Mr Corbyn was hindered, as always, by Dawn Butler, his equalities spokesperson. She sits beside him at PMQs emitting a stream of tuts and gasps aimed at the Tories.
‘No!’ ‘Shocking’. ‘Unbelievable.’ ‘Caw!’ ‘Terrible.’ ‘AWFUL!’ ‘Phawph!’
Ms Butler may not be aware that the Commons microphones pick up her sound-track of disapproval and broadcast it to the nation. It sounds like the sad chirrupings of a park-bench loner who hasn’t taken her meds.
Ian Blackford made a short speech full of inflammatory accusations. ‘She has abandoned millions,’ he huffed, ‘her party is unfit to govern’. Fiery materials but flatly delivered. He was like an alderman presenting the Traffic Warden of the Year Award.
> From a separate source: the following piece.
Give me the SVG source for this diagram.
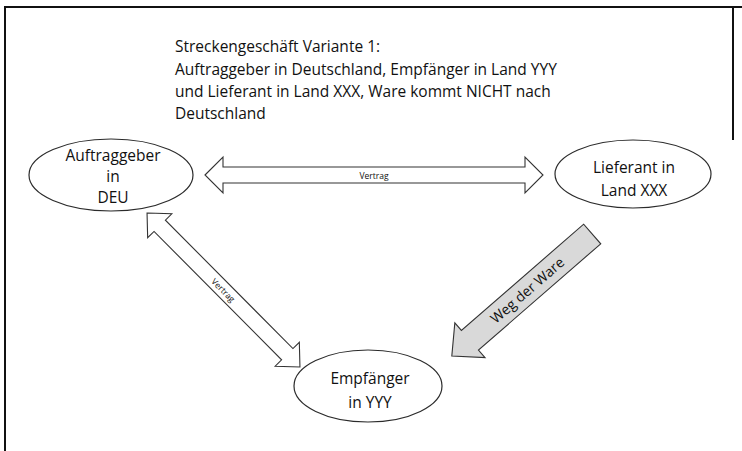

The Brexiteers and Chequers-wreckers maintained a strict silence today. From the backbenches, Mrs May was supported by a chamber orchestra of greasers and wannabes who asked her easy-peasy questions about Brexit. These biddable MPs were all male, all under 50, all smoothly groomed and squeaky-clean. You’d never have guess that each of them has been looking at a future PM in the shaving mirror ever since he first picked up a razor.
Jack Lopresti asked about Airbus and Mrs May wished the firm every success in generating jobs and apprenticeships. Chris Philp mentioned the £39 billion jail-break bill. And Mrs May – who once said ‘governments have no money of their own’ – indicated that the Tories were ready to pay up. But without an exit-deal, she warned, ‘the position changes.’
This was Bad Cop from Mrs May. Then Good Cop.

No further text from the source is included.